Water has always been a global issue. The Middle East experiences water shortages regularly, Singapore has to buy its fresh water from Malaysia buying its fresh water from Malaysia, and the USA, Canada, and Mexico also have serious issues concerning water.
70% of the earth’s surface is covered in water. Only 0.5% of that water is fresh water. It is found underground, in rivers, in lakes, and in the ice caps of the North and South Poles. Only 60% of fresh water is accessible. As industrial development increases and the world population continues to grow, humans have been overusing water and are still ignoring the notion of sustainable development. There are also other issues at hand, including pollution, salinization of underground water, and the greenhouse effect, that gradually decreases our fresh water reserves. Old dams are used to excess and damage the world’s water systems. Underground water has to be pumped and used instead of the water collected from dams. Humans are pumping water at an exponential rate, and with salinization, and agricultural and industrial pollution, underground water will be exhausted in roughly 20 years.

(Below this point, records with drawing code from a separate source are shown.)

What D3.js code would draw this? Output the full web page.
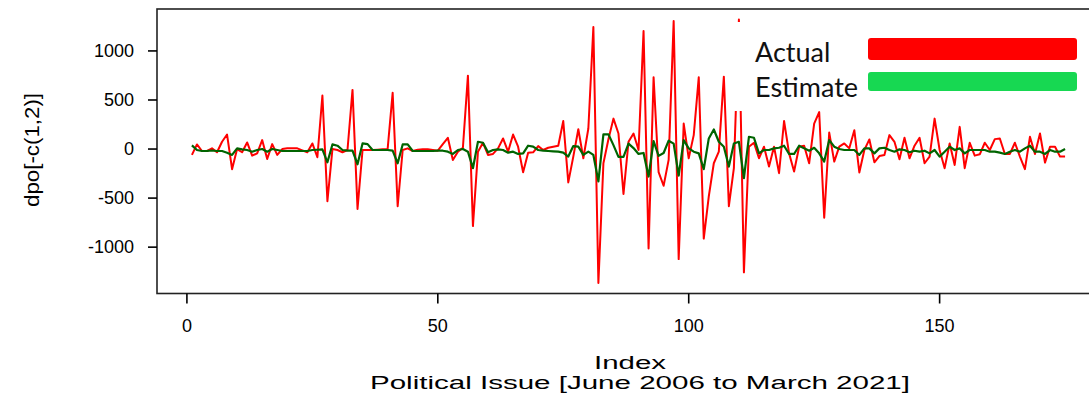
<!DOCTYPE html>
<html>
<head>
<meta charset="utf-8">
<script src="https://cdn.jsdelivr.net/npm/d3@7"></script>
<style>
  body { margin: 0; background: #fff; }
  svg { display: block; }
</style>
</head>
<body>
<svg id="chart"></svg>
<script>
// dpo[-c(1,2)] : actual vs fitted, index 1..175
const actual = [
  -60, 47, -20, -20, 7, -33, 74, 148, -205, 0,
  -33, 67, -67, -44, 91, -101, 50, -60, 0, 7,
  7, 7, -13, -33, 57, -84, 546, -532, 0, -10,
  -33, -10, 603, -610, -10, -10, -10, -7, -3, 0,
  573, -583, -10, 7, -20, -7, -3, -3, -10, -17,
  50, 115, -111, -27, 13, 748, -785, -27, 64, -60,
  -50, 7, 108, -27, 148, 24, -236, -37, -33, 30,
  -10, 13, 24, 34, 286, -340, -77, 202, -94, 209,
  1243, -1365, -145, 100, 310, 158, -458, 74, 158, -10,
  1203, -1014, 731, -236, -374, -111, 1304, -1122, 260, -94,
  142, 731, -913, -482, -145, -27, 738, -583, -195, 1320,
  -1257, 24, 64, -94, 24, -179, 24, -246, 286, -44,
  -229, 24, 34, -145, 260, 377, -700, 168, -128, 24,
  57, 7, 192, -239, -10, 98, -135, -71, -60, 142,
  74, -104, 115, -94, 34, 115, -145, -77, 310, -10,
  -195, 57, -162, 226, -195, 64, -67, -54, 64, -10,
  101, 108, -50, -50, 64, -77, -205, 125, -50, 158,
  -138, 24, 24, -77, -77
];

const estimate = [
  37, -10, -20, -20, -15, -20, -20, -37, -60, 7,
  -3, -10, -27, -10, 0, -27, 0, -10, -20, -20,
  -20, -20, -20, -20, -10, -7, -3, -135, 47, 34,
  -10, -17, -17, -155, 57, 50, -10, -10, -10, -10,
  -17, -145, 47, 47, -20, -20, -20, -20, -20, -17,
  -17, -27, -50, -10, 0, -27, -195, 74, 64, -33,
  -10, -3, -10, -37, -27, -50, -44, 34, 24, -10,
  -17, -20, -23, -27, -37, -77, 30, 24, -60, -27,
  -60, -330, 150, 150, 40, -80, -80, 55, 10, -50,
  -40, -280, 80, -70, -40, 85, 55, -270, 91, 7,
  -27, -44, -205, 108, 199, 74, 24, -179, 57, 74,
  -297, 125, 115, -44, -10, -10, 7, 13, 34, -50,
  -50, 34, 7, -17, 13, -44, -128, 91, 24, 0,
  -10, -10, -10, -60, 7, 7, -44, 7, 13, -10,
  -27, -3, -10, -33, -17, -27, -17, -44, -10, -77,
  -27, 24, -10, 7, -44, -10, -10, -10, -10, -27,
  -27, -37, -50, -27, -10, -27, 7, 34, -27, -27,
  -50, -10, -27, -27, 0
];

const xTicks = [0, 50, 100, 150];
const yTicks = [-1000, -500, 0, 500, 1000];
const legendLabels = ["Actual", "Estimate"];
const legendColors = ["#ff0000", "#17d852"];

const width = 1089, height = 395;
const svg = d3.select("#chart").attr("width", width).attr("height", height);

const idx = d3.range(1, actual.length + 1);

// R style 4% padding on both axes
const xPad = (d3.max(idx) - d3.min(idx)) * 0.04;
const x = d3.scaleLinear()
  .domain([d3.min(idx) - xPad, d3.max(idx) + xPad])
  .range([157, 1100]);

const yExt = d3.extent(actual.concat(estimate));
const yPad = (yExt[1] - yExt[0]) * 0.04;
const y = d3.scaleLinear()
  .domain([yExt[0] - yPad, yExt[1] + yPad])
  .range([293.5, 9]);

const axisFont = "Liberation Sans, Arial, sans-serif";

// plot box
svg.append("rect")
  .attr("x", x.range()[0])
  .attr("y", y.range()[1])
  .attr("width", x.range()[1] - x.range()[0])
  .attr("height", y.range()[0] - y.range()[1])
  .attr("fill", "none")
  .attr("stroke", "#222")
  .attr("stroke-width", 1.6);

// x axis
const xAxis = svg.append("g").attr("class", "x-axis");
xAxis.selectAll("line")
  .data(xTicks).enter()
  .append("line")
  .attr("x1", d => x(d)).attr("x2", d => x(d))
  .attr("y1", y.range()[0]).attr("y2", y.range()[0] + 10)
  .attr("stroke", "#000").attr("stroke-width", 1.6);
xAxis.selectAll("text")
  .data(xTicks).enter()
  .append("text")
  .attr("x", d => x(d))
  .attr("y", 332)
  .attr("text-anchor", "middle")
  .style("font-family", axisFont)
  .style("font-size", "18px")
  .text(d => d);

// y axis
const yAxis = svg.append("g").attr("class", "y-axis");
yAxis.selectAll("line")
  .data(yTicks).enter()
  .append("line")
  .attr("x1", x.range()[0] - 9).attr("x2", x.range()[0])
  .attr("y1", d => y(d)).attr("y2", d => y(d))
  .attr("stroke", "#000").attr("stroke-width", 1.6);
yAxis.selectAll("text")
  .data(yTicks).enter()
  .append("text")
  .attr("x", 134)
  .attr("y", d => y(d) + 6)
  .attr("text-anchor", "end")
  .style("font-family", axisFont)
  .style("font-size", "18px")
  .text(d => d);

// axis titles
svg.append("text")
  .attr("transform", "translate(39,150) rotate(-90)")
  .attr("text-anchor", "middle")
  .attr("textLength", 114)
  .attr("lengthAdjust", "spacingAndGlyphs")
  .style("font-family", axisFont)
  .style("font-size", "21px")
  .text("dpo[-c(1,2)]");

svg.append("text")
  .attr("x", 630).attr("y", 369)
  .attr("text-anchor", "middle")
  .attr("textLength", 72)
  .attr("lengthAdjust", "spacingAndGlyphs")
  .style("font-family", axisFont)
  .style("font-size", "18px")
  .text("Index");

svg.append("text")
  .attr("x", 640).attr("y", 389)
  .attr("text-anchor", "middle")
  .attr("textLength", 540)
  .attr("lengthAdjust", "spacingAndGlyphs")
  .style("font-family", axisFont)
  .style("font-size", "18px")
  .text("Political Issue [June 2006 to March 2021]");

// series
const line = d3.line()
  .x((d, i) => x(idx[i]))
  .y(d => y(d));

svg.append("path")
  .datum(actual)
  .attr("fill", "none")
  .attr("stroke", "#ff0000")
  .attr("stroke-width", 2)
  .attr("stroke-linejoin", "round")
  .attr("d", line);

svg.append("path")
  .datum(estimate)
  .attr("fill", "none")
  .attr("stroke", "#006400")
  .attr("stroke-width", 2.2)
  .attr("stroke-linejoin", "round")
  .attr("d", line);

// pasted legend (white background covers the lines)
const legend = svg.append("g").attr("class", "legend");
legend.append("rect")
  .attr("x", 729).attr("y", 22)
  .attr("width", 360).attr("height", 89)
  .attr("fill", "#fff");

legend.selectAll("text")
  .data(legendLabels).enter()
  .append("text")
  .attr("x", 755)
  .attr("y", (d, i) => 62 + i * 35)
  .style("font-family", "Lato, 'Open Sans', sans-serif")
  .style("font-size", "27px")
  .attr("fill", "#111")
  .text(d => d);

legend.selectAll("rect.key")
  .data(legendColors).enter()
  .append("rect")
  .attr("class", "key")
  .attr("x", 868)
  .attr("y", (d, i) => 38 + i * 34)
  .attr("width", 209)
  .attr("height", (d, i) => i === 0 ? 22 : 19)
  .attr("rx", 3)
  .attr("fill", d => d);
</script>
</body>
</html>
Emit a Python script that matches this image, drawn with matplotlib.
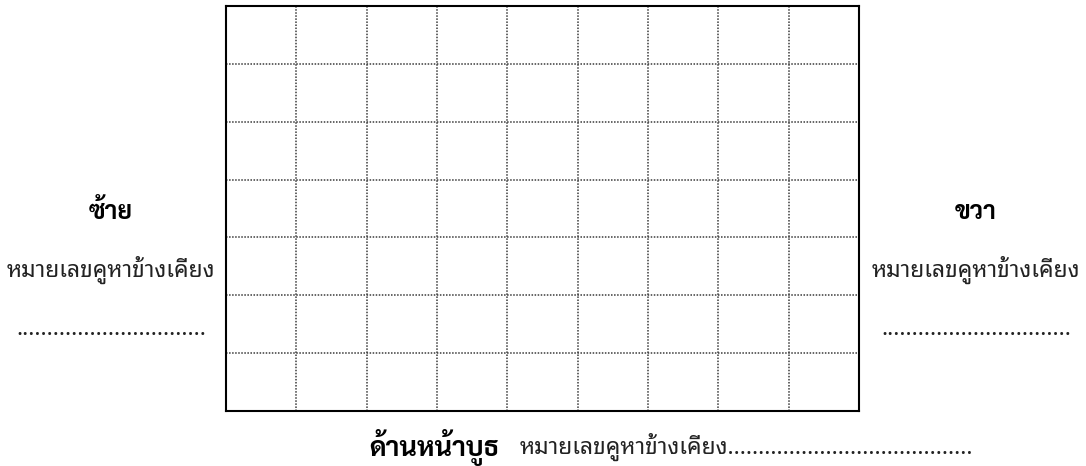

Water is an indispensable resource and will dry out due to its abuse and pollution. News from around the world shows that water is deteriorating and we are already feeling the effects of water shortages. In a document called “Ten Threats Affecting the Stability of the World” published by The World Economic Forum in 2015, water crises rank 8th in the most urgent global crises that needs to be resolved.
40% of the world’s population relies on 214 rivers. With an increase of water demands, fresh water being wasted and polluted, the struggle for water is inevitable. Countries lacking water will fight for the the commodity. Relationships between countries will become more strained as they look to find clean water that can be used for drinking, irrigation, and power generation.
The problem is that the rate of water consumption is much faster than the rate of water regeneration. If humans continue to extract water in this manner, we will have 60% of the water we have now by the year 2030, meaning a minority of people will be able to have access to water.